DATASET:
+++
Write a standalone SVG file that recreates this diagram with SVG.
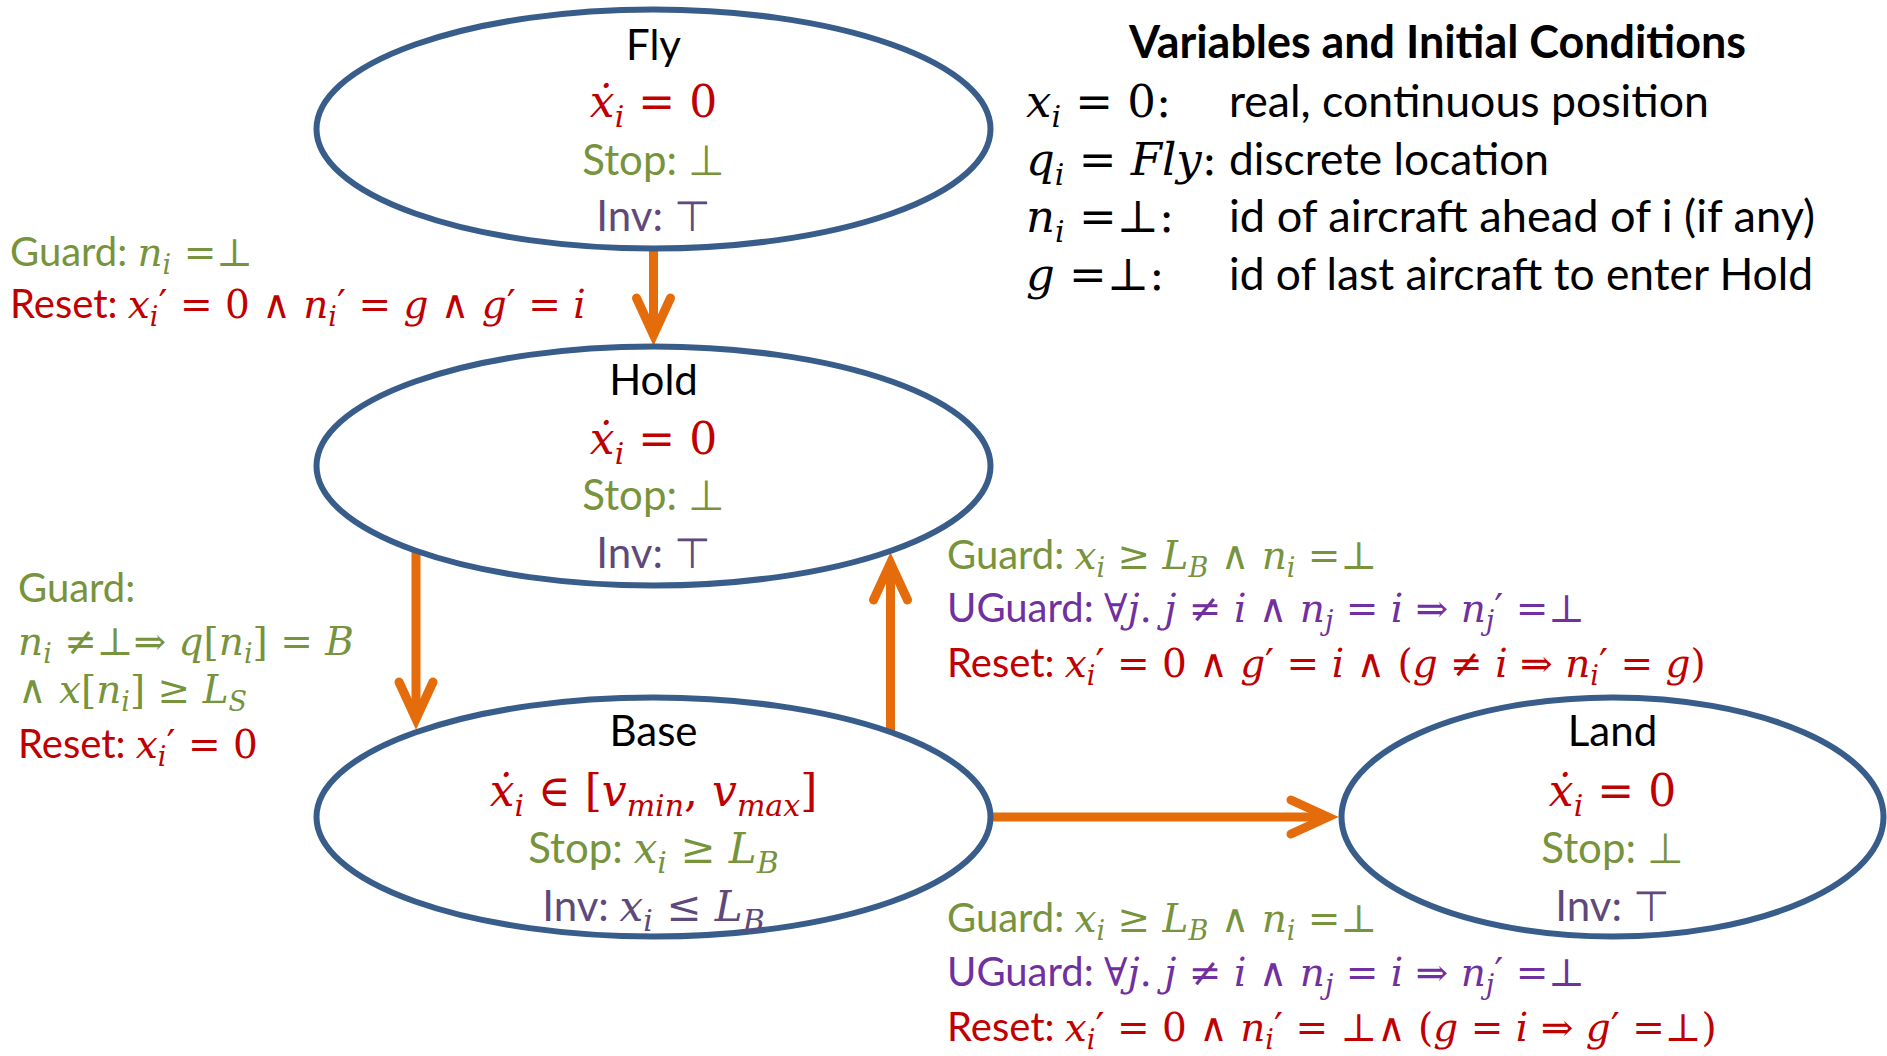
+++
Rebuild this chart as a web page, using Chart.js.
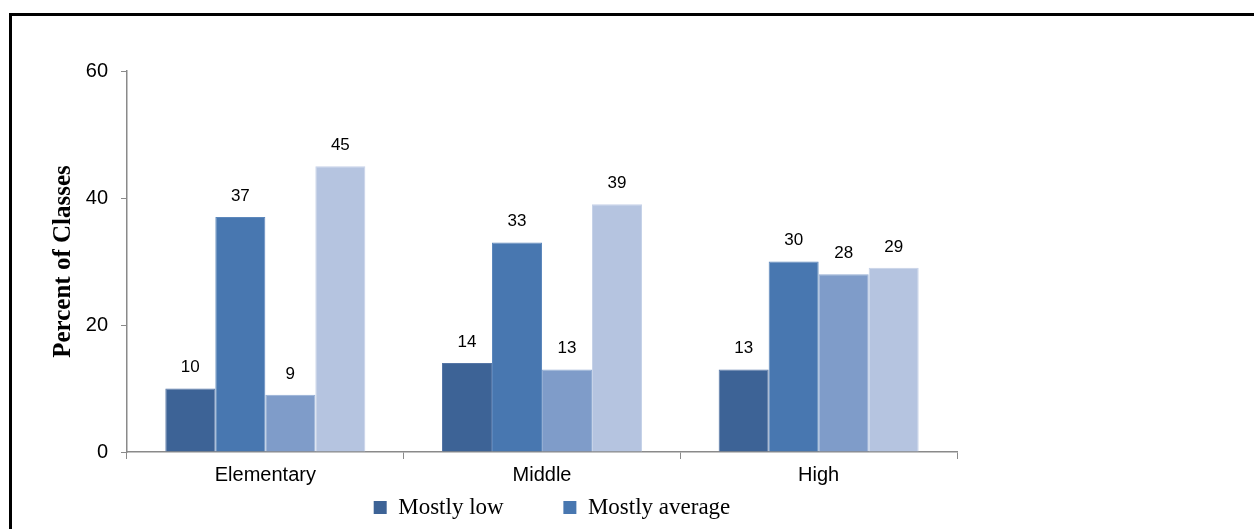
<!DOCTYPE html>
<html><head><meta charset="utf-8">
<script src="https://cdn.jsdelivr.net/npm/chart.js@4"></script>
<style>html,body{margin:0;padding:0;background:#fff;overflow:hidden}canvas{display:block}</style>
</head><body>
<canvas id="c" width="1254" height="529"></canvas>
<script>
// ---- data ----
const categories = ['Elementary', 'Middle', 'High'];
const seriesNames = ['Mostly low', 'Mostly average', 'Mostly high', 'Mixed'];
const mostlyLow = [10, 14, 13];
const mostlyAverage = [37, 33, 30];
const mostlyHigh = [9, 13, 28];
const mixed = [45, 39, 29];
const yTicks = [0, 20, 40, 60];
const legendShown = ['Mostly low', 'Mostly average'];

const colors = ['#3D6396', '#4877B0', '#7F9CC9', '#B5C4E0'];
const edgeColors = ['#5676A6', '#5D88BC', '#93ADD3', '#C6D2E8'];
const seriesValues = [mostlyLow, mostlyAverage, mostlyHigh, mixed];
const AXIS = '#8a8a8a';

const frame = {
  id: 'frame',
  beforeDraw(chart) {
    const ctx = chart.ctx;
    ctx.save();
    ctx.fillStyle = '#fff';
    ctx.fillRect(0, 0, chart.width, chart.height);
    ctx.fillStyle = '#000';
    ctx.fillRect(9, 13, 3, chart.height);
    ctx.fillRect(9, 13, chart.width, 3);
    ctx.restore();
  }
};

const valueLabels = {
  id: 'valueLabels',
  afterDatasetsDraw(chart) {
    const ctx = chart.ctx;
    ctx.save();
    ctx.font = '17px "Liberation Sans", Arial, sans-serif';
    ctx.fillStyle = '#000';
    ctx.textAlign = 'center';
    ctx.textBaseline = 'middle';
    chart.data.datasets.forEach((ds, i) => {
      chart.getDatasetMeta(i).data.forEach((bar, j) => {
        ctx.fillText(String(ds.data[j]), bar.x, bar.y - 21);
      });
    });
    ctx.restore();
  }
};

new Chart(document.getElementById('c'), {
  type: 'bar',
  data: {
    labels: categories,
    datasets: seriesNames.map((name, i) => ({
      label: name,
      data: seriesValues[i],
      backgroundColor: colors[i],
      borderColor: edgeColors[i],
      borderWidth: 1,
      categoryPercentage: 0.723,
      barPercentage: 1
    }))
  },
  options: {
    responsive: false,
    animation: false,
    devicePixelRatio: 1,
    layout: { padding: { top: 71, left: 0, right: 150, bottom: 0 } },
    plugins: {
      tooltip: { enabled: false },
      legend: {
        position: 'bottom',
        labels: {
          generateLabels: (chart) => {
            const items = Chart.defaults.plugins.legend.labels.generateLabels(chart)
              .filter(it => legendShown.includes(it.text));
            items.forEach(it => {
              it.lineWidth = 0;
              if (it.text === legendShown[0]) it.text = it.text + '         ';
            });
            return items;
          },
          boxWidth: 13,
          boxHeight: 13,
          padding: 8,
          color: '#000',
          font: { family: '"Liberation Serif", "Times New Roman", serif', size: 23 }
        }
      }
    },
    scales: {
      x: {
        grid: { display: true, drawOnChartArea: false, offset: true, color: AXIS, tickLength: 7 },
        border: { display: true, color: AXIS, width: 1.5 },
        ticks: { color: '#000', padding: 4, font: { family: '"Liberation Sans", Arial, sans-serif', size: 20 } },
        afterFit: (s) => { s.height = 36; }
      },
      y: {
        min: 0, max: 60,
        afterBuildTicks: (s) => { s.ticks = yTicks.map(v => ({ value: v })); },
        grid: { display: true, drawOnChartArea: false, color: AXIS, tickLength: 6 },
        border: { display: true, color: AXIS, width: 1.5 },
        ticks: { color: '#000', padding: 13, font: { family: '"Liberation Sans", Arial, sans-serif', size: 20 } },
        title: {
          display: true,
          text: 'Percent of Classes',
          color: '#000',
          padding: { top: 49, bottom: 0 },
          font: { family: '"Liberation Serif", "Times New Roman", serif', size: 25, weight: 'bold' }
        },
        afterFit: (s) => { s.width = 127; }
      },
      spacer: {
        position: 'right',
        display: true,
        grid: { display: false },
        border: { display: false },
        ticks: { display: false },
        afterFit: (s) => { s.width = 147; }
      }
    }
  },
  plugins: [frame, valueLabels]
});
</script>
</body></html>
+++
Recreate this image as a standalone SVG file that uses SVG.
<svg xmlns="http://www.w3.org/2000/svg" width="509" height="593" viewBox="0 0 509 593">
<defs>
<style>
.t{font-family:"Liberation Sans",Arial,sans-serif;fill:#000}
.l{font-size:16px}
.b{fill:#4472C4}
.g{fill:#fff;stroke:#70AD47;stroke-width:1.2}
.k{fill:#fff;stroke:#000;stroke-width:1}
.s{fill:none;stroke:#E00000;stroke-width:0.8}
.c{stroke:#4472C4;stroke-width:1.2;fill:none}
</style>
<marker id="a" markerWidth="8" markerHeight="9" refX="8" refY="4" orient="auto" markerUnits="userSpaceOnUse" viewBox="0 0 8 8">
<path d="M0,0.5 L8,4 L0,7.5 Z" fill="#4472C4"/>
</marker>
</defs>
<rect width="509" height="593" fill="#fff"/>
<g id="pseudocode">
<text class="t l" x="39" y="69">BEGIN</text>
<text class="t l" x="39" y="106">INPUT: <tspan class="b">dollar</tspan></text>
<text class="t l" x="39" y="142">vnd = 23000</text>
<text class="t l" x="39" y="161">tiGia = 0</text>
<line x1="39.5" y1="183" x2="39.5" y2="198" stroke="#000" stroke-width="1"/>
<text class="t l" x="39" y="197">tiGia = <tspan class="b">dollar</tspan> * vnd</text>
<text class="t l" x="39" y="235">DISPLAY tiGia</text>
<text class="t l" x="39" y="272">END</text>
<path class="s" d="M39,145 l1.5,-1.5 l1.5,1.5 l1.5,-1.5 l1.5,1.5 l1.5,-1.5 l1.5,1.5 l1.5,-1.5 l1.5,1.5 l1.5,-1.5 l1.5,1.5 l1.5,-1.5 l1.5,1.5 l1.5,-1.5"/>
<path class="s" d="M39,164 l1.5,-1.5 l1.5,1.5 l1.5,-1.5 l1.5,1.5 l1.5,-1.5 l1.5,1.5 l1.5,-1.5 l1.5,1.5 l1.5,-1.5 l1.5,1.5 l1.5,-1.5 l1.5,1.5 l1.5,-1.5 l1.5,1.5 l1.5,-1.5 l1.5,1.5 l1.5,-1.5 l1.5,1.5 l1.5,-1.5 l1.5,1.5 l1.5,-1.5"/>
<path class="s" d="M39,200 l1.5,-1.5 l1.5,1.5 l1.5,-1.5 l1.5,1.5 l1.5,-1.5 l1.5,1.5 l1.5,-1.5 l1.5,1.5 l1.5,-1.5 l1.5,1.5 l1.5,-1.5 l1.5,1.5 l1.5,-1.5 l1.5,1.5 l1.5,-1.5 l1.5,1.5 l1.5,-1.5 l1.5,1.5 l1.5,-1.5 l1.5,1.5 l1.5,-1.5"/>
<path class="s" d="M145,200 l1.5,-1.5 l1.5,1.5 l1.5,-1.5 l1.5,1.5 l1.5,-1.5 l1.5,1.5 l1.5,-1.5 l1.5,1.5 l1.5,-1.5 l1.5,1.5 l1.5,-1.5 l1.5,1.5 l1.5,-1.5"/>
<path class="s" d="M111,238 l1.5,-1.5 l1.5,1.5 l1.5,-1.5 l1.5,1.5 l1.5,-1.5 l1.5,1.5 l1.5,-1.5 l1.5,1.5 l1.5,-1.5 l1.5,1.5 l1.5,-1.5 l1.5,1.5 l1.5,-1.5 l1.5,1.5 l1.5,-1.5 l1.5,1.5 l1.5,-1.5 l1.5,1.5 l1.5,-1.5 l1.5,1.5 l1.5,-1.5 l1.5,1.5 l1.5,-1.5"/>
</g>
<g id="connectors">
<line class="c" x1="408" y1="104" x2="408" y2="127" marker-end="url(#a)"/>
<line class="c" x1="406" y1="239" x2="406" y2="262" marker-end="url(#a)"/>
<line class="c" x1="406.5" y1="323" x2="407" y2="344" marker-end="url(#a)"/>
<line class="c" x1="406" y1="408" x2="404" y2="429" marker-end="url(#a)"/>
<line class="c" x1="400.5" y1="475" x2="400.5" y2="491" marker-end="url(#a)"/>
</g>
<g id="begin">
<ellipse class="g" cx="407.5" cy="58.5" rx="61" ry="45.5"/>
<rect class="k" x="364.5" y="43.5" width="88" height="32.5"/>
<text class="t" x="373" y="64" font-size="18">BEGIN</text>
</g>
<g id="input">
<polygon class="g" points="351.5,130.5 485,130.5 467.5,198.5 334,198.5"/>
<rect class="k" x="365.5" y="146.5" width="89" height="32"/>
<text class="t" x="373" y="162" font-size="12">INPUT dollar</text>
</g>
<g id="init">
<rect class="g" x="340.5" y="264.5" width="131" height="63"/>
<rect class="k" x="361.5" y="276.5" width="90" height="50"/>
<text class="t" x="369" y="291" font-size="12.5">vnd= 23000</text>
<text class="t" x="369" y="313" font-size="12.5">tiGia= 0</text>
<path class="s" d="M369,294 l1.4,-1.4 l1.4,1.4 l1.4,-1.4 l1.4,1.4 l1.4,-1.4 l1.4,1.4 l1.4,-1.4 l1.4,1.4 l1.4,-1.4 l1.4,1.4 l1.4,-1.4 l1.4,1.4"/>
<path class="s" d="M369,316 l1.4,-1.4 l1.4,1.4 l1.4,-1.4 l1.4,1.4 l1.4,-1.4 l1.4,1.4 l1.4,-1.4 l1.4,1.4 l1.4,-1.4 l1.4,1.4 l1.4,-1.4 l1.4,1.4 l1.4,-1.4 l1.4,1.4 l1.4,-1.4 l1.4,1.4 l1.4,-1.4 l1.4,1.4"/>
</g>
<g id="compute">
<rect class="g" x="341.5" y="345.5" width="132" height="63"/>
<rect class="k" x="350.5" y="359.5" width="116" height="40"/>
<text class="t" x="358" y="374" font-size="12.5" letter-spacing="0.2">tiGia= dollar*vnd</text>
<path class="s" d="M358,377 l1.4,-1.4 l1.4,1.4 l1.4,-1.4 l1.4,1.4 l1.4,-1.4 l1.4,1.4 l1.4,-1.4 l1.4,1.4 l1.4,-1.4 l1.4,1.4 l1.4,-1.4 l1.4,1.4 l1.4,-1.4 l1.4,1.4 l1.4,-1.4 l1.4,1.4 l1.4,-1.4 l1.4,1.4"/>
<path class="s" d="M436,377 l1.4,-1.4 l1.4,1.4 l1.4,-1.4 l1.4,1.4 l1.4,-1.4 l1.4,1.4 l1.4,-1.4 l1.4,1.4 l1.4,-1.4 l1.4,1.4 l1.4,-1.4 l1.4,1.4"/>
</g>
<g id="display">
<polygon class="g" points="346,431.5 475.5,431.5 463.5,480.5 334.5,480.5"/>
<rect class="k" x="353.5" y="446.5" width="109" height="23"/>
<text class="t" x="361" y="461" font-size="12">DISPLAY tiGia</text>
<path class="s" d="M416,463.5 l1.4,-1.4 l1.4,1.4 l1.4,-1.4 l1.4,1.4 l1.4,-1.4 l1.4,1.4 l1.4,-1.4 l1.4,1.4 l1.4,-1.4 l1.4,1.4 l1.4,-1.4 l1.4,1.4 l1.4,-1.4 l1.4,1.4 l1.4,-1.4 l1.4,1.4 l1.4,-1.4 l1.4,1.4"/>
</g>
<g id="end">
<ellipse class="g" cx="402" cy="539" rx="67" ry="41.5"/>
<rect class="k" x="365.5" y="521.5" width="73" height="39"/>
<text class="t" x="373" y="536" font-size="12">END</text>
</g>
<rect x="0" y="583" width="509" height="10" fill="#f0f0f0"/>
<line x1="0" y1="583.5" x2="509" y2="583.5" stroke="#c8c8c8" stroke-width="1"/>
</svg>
+++
Exactly the lines from the one with "Rebuild this chart" through the one with "const AXIS = '#8a8a8a';" are to be reproduced, and no pictures with them.

RESPONSE:
Rebuild this chart as a web page, using Chart.js.
<!DOCTYPE html>
<html><head><meta charset="utf-8">
<script src="https://cdn.jsdelivr.net/npm/chart.js@4"></script>
<style>html,body{margin:0;padding:0;background:#fff;overflow:hidden}canvas{display:block}</style>
</head><body>
<canvas id="c" width="1254" height="529"></canvas>
<script>
// ---- data ----
const categories = ['Elementary', 'Middle', 'High'];
const seriesNames = ['Mostly low', 'Mostly average', 'Mostly high', 'Mixed'];
const mostlyLow = [10, 14, 13];
const mostlyAverage = [37, 33, 30];
const mostlyHigh = [9, 13, 28];
const mixed = [45, 39, 29];
const yTicks = [0, 20, 40, 60];
const legendShown = ['Mostly low', 'Mostly average'];

const colors = ['#3D6396', '#4877B0', '#7F9CC9', '#B5C4E0'];
const edgeColors = ['#5676A6', '#5D88BC', '#93ADD3', '#C6D2E8'];
const seriesValues = [mostlyLow, mostlyAverage, mostlyHigh, mixed];
const AXIS = '#8a8a8a';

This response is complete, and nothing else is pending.